Como el acuerdo es fruto de una estricta necesidad ante la falta de una alternativa viable, y la imposibilidad de ir a terceras elecciones sin ponerlo todo en peligro, las preguntas inmediatas son dos. ¿Por qué el anuncio se produce de forma tan precipitada, en base a un preacuerdo que programáticamente no concreta nada? Y ¿qué puede tener de bueno o malo en relación a la grave crisis que vivimos en Cataluña? La respuesta a la primera cuestión tiene mucho que ver con el clima de desasosiego que generó entre el votante de izquierdas el resultado electoral. La impresión de que todo era aún más difícil tanto para sacar adelante la única investidura posible, la de Sánchez, como para garantizar la gobernabilidad de la legislatura. Aunque un anuncio tan fulgurante produce enfado, pues revela la desvergüenza de los líderes políticos, es un golpe contra el pesimismo y el bloqueo político. Sirve también para cortar de un tajo cualquier otro escenario, obligándose socialistas y morados a entenderse imperativamente. Si había alguna alternativa al pacto con Podemos, es evidente que Sánchez no ha querido explorarla. El PP ya dejó claro el lunes que no iba a abstenerse, excepto que el PSOE cambiara de candidato, exigencia del todo imposible. Lo cierto es que un acuerdo entre Sánchez y Pablo Casado para desbloquear la investidura no era factible.

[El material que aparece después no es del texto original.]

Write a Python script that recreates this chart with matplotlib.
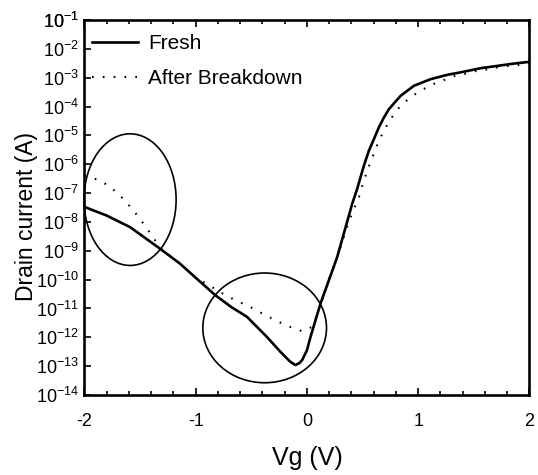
import numpy as np
import matplotlib
matplotlib.use("Agg")
import matplotlib.pyplot as plt
from matplotlib import font_manager
from matplotlib.patches import Ellipse

# ---------------- data ----------------
fresh_vg = [-2.0, -1.8, -1.59, -1.32, -1.14, -0.99, -0.824, -0.68, -0.539, -0.359,
            -0.239, -0.149, -0.104, -0.07, -0.043, 0.0, 0.032, 0.122, 0.272, 0.407,
            0.452, 0.512, 0.557, 0.602, 0.647, 0.692, 0.737, 0.842, 0.962, 1.113,
            1.263, 1.413, 1.563, 1.713, 1.863, 2.0]
fresh_log10_id = [-7.48, -7.78, -8.18, -8.93, -9.45, -9.97, -10.54, -10.95, -11.29, -11.99,
                  -12.50, -12.85, -12.96, -12.90, -12.79, -12.45, -11.99, -10.83, -9.22, -7.37,
                  -6.85, -6.05, -5.53, -5.13, -4.72, -4.38, -4.09, -3.63, -3.28, -3.05,
                  -2.90, -2.79, -2.67, -2.59, -2.51, -2.45]

after_vg = [-2.0, -1.854, -1.755, -1.659, -1.566, -1.485, -1.401, -1.32, -1.14, -0.99,
            -0.914, -0.815, -0.719, -0.623, -0.524, -0.428, -0.335, -0.239, -0.140, -0.043,
            0.056, 0.19, 0.297, 0.38, 0.467, 0.503, 0.542, 0.587, 0.632, 0.683,
            0.752, 0.842, 0.948, 1.038, 1.137, 1.233, 1.329, 1.428, 1.527, 1.623,
            1.728, 1.818, 1.908, 2.0]
after_log10_id = [-6.39, -6.57, -6.83, -7.17, -7.57, -7.98, -8.43, -8.90, -9.45, -9.97,
                  -10.12, -10.35, -10.57, -10.75, -10.92, -11.12, -11.31, -11.49, -11.66, -11.79,
                  -11.62, -10.09, -8.93, -7.95, -7.14, -6.68, -6.22, -5.78, -5.33, -4.90,
                  -4.43, -3.97, -3.63, -3.42, -3.22, -3.08, -2.94, -2.86, -2.76, -2.71,
                  -2.63, -2.59, -2.56, -2.51]

series_labels = ["Fresh", "After Breakdown"]
x_ticks = [-2, -1, 0, 1, 2]
x_tick_labels = ["-2", "-1", "0", "1", "2"]
y_exponents = list(range(-14, 0))
x_label = "Vg (V)"
y_label = "Drain current (A)"

# ---------------- fonts ----------------
def has_font(name):
    try:
        font_manager.findfont(font_manager.FontProperties(family=name), fallback_to_default=False)
        return True
    except Exception:
        return False

base_font = "Liberation Sans" if has_font("Liberation Sans") else "DejaVu Sans"

plt.rcParams["font.family"] = [base_font, "DejaVu Sans"]
plt.rcParams["mathtext.fontset"] = "custom"
plt.rcParams["mathtext.rm"] = base_font
plt.rcParams["mathtext.it"] = base_font
plt.rcParams["mathtext.bf"] = base_font
plt.rcParams["axes.unicode_minus"] = False

# ---------------- figure ----------------
fig = plt.figure(figsize=(5.38, 4.75), dpi=100)
ax = fig.add_axes([0.157, 0.1684, 0.827, 0.7895])

ax.plot(fresh_vg, 10.0 ** np.array(fresh_log10_id), color="black", lw=1.9,
        solid_joinstyle="round", label=series_labels[0])
ax.plot(after_vg, 10.0 ** np.array(after_log10_id), color="black", lw=1.5,
        linestyle=(0, (0.8, 4.4)), label=series_labels[1])

ax.set_yscale("log")
ax.set_xlim(-2, 2)
ax.set_ylim(1e-14, 1e-1)

ax.set_yticks([10.0 ** e for e in y_exponents + [-1]])
ax.set_yticklabels([r"$10^{%d}$" % e for e in y_exponents + [-1]])
ax.yaxis.set_minor_locator(matplotlib.ticker.NullLocator())
ax.set_xticks(x_ticks)
ax.set_xticklabels(x_tick_labels)
ax.xaxis.set_minor_locator(matplotlib.ticker.MultipleLocator(0.2))

ax.tick_params(axis="x", which="major", direction="in", length=5, width=1.2,
               top=True, labelsize=13, pad=13)
ax.tick_params(axis="x", which="minor", direction="in", length=3, width=1.2, top=True)
ax.tick_params(axis="y", which="major", direction="in", length=5, width=1.2,
               right=False, labelsize=13, pad=4)

for sp in ax.spines.values():
    sp.set_linewidth(1.9)

ax.set_xlabel(x_label, fontsize=18)
ax.set_ylabel(y_label, fontsize=16.5)
ax.xaxis.set_label_coords(0.5, -0.135)
ax.yaxis.set_label_coords(-0.105, 0.475)

leg = ax.legend(loc="upper left", bbox_to_anchor=(0.017, 0.962), frameon=False,
                borderpad=0, borderaxespad=0, handlelength=2.2, handletextpad=0.48,
                labelspacing=0.75, prop={"size": 15})

# annotation ellipses (axes-fraction coordinates)
ax.add_patch(Ellipse((0.1025, 0.521), 0.207, 0.351, transform=ax.transAxes,
                     fill=False, ec="black", lw=1.2, clip_on=False))
ax.add_patch(Ellipse((0.405, 0.179), 0.278, 0.2926, transform=ax.transAxes,
                     fill=False, ec="black", lw=1.2, clip_on=False))

fig.savefig("out.png", dpi=100)
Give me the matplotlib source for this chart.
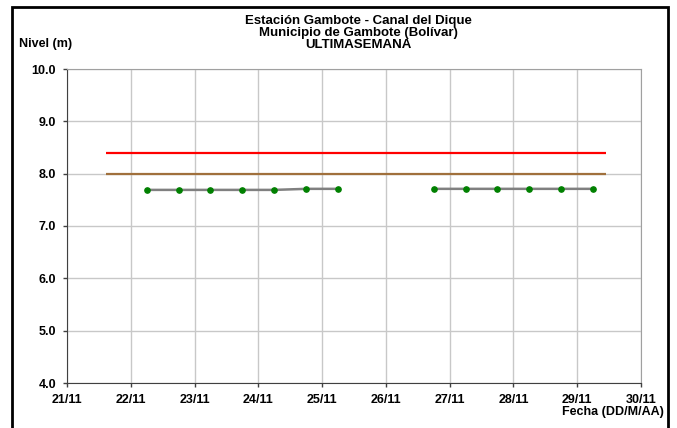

En relación a los 10 puntos del preacuerdo, lo mejor que se puede decir es que son pura palabrería. No hay nadie que pueda estar en desacuerdo con esos enunciados. Falta, pues, la letra pequeña del pacto. “Combatir la precariedad del mercado laboral y garantizar trabajo digno”, por ejemplo, no nos dice absolutamente nada sobre qué va a ocurrir con la reforma laboral del PP. Si se derogará o sólo se reformarán algunos apartados. “La vivienda como derecho y no como mercancía”, deja en el aire si habrá o no un tope a los alquileres, como exigen los morados. Y así todo hasta el final. Sorprende que éstos hayan anunciado tan alegremente un pacto de Gobierno sin tener acordadas las medidas concretas con su partida presupuestaria correspondiente, lo que demuestra que su única prioridad ha sido amarrar el poder ante el riesgo de que las negociaciones pudieran tomar otros derroteros. Es legítimo, sin duda, pero olvídense en adelante los morados de sermonear a los demás.
De los 10 puntos del preacuerdo, el único relevante de verdad, sobre todo por lo que no dice, es el noveno, relativo a Cataluña. Aquí la posición de Sánchez se ha impuesto sobre el discurso autodeterminista de Iglesias y los comunes. “Convivencia”, “normalización de la vida política”, “diálogo en Cataluña dentro de la Constitución”, “fortalecimiento del Estado de las autonomías” e “igualdad entre españoles”. Habrá que esperar a saber si hay algo más en la letra pequeña del auténtico pacto, sobre todo porque ERC pondrá alguna condición para su abstención. Pero por ahora no pinta mal. Solo hay que ver la reacción furibunda del independentismo unilateralista contra el acuerdo, sobre todo por parte de JxCat, CUP y las entidades soberanistas. Ahora bien, tampoco será un Gobierno español beligerante en relación a los déficits democráticos que se producen en Cataluña (exclusión del castellano en la escuela, falta de pluralidad de los medios de comunicación públicos, desprecio hacia los símbolos comunes, secuestro de las universidades por los nacionalistas, falta de neutralidad de las instituciones, etc). Los ciudadanos constitucionalistas que dan la cara cada día se sentirán igualmente abandonados, y con razón. Pero al independentismo no le será fácil ir con el rollo de la España franquista teniendo enfrente a un Gobierno tan estéticamente de izquierdas, con lo que eso mola en Cataluña.